▸ **Source records**:
########
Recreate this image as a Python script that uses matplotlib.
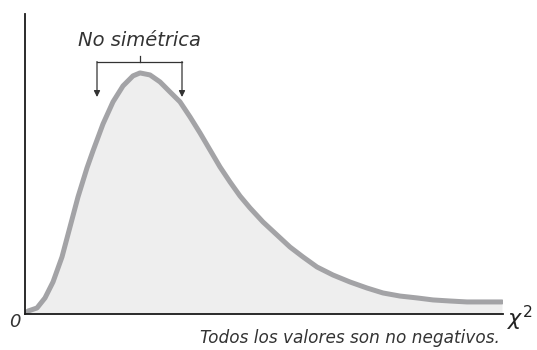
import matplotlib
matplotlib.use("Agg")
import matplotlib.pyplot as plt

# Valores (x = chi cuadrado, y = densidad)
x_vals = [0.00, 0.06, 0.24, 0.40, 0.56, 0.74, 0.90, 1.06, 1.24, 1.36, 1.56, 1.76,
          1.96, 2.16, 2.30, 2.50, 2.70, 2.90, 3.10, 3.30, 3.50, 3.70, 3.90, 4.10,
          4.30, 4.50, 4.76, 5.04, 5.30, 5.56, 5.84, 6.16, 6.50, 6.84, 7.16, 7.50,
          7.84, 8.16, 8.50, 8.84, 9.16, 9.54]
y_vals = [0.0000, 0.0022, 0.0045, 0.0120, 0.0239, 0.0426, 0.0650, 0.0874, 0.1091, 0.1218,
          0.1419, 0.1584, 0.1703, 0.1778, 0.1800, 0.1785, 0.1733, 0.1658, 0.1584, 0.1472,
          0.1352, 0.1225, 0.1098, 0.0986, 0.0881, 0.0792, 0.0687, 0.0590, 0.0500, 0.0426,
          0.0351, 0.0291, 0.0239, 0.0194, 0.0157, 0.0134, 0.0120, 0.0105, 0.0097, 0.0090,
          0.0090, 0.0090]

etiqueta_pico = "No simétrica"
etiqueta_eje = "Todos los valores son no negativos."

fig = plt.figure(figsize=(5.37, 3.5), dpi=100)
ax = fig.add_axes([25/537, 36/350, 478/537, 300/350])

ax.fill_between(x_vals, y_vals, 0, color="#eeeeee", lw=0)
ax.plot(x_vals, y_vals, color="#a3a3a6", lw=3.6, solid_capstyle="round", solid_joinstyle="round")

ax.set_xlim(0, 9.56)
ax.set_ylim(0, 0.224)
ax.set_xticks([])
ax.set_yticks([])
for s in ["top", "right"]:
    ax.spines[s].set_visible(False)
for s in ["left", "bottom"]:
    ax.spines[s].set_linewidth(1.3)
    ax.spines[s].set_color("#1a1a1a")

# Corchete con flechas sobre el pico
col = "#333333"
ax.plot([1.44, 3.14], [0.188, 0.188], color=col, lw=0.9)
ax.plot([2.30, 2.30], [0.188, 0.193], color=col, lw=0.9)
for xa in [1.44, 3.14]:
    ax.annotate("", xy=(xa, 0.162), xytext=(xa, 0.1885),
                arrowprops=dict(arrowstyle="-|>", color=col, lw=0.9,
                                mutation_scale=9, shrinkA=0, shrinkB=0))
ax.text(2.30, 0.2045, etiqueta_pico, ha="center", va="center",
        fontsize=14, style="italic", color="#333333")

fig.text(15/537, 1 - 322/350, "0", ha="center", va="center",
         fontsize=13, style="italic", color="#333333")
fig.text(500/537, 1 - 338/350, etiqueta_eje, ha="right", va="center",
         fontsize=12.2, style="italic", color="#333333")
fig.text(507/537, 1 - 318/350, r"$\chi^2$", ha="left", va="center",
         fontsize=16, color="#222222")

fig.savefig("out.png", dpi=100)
########
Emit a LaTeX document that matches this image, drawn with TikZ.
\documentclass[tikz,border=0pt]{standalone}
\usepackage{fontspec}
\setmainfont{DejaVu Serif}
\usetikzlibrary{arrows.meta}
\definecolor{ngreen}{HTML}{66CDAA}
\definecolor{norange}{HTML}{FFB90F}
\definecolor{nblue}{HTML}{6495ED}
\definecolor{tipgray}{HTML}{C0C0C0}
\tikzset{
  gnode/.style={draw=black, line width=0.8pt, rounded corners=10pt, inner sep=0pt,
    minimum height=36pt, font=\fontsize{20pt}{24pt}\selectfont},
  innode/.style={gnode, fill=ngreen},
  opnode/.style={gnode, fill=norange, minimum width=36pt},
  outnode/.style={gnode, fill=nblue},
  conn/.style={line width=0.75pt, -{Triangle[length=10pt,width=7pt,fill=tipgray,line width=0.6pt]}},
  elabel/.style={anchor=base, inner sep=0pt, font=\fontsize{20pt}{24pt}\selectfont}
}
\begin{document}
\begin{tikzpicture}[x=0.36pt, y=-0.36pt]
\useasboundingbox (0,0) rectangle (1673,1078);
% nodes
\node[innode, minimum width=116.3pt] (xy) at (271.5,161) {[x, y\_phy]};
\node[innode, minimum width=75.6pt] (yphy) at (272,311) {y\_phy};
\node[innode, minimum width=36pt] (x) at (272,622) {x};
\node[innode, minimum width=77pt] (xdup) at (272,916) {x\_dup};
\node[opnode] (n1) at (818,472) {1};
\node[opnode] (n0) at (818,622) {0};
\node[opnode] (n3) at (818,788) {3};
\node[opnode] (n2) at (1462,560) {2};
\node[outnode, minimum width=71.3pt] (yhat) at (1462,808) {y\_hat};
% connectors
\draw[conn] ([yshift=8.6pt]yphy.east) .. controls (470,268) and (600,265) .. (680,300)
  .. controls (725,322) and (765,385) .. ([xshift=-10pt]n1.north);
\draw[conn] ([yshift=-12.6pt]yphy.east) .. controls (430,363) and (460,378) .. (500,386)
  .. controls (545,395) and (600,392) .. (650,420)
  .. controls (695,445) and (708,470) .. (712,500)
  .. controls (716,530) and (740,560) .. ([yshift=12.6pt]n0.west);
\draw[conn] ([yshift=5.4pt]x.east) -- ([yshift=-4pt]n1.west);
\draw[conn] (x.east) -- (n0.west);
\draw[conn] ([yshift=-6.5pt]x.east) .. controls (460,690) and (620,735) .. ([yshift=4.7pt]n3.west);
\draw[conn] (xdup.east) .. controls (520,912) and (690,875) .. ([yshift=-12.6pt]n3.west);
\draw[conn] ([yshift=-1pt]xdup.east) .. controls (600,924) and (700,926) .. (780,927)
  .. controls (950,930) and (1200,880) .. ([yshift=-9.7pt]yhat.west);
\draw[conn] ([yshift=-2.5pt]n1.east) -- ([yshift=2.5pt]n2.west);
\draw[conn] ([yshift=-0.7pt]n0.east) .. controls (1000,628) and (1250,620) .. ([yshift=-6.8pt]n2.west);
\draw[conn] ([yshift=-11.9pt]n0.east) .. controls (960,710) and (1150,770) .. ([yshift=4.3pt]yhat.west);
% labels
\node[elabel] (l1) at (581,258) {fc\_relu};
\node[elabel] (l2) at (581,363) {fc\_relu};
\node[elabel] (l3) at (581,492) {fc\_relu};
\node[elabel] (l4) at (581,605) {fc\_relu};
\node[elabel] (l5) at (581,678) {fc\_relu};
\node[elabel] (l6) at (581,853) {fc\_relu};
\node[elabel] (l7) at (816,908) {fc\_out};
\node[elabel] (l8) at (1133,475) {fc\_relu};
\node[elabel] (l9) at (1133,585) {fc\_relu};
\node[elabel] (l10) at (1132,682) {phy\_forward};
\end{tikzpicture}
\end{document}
########
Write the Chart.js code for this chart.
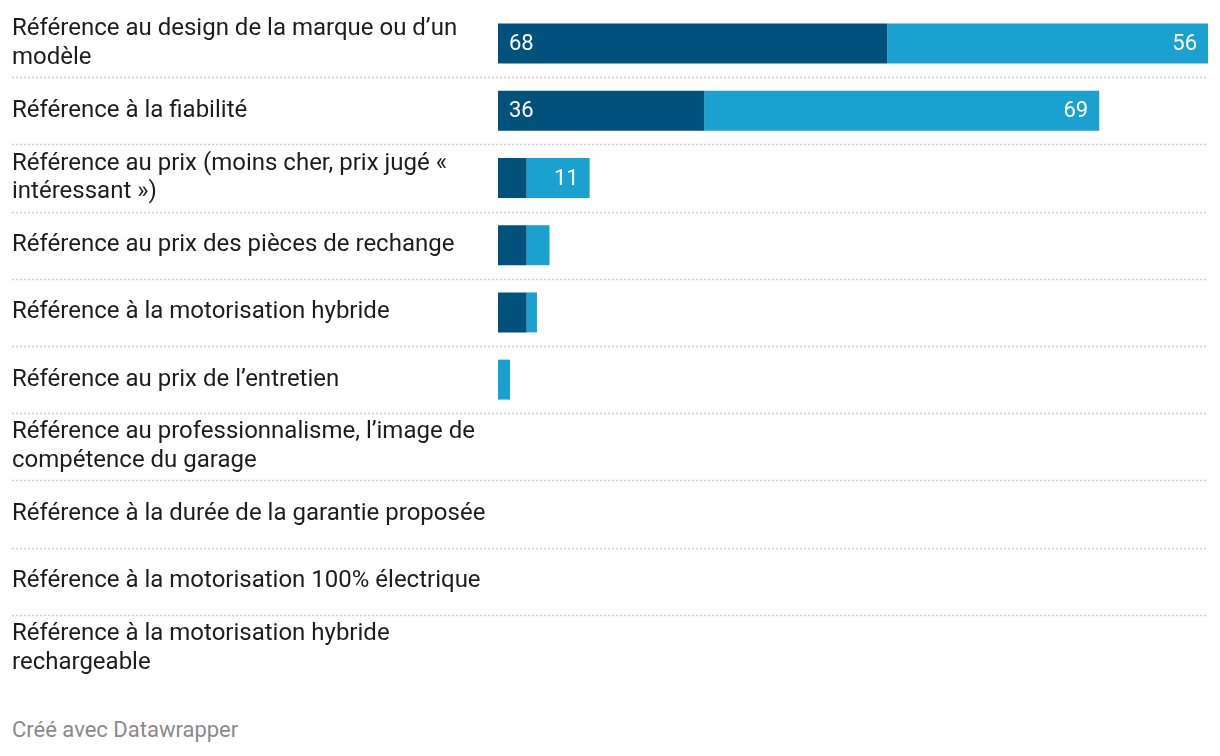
########
▸ **Instructions to follow**: Look above for the line with "Recreate this image"; quote it and every line after it, stopping after the line with "import matplotlib.pyplot as plt", exactly, with nothing added and without pictures.

▸ **Complete answer**:
Recreate this image as a Python script that uses matplotlib.
import matplotlib
matplotlib.use("Agg")
import matplotlib.pyplot as plt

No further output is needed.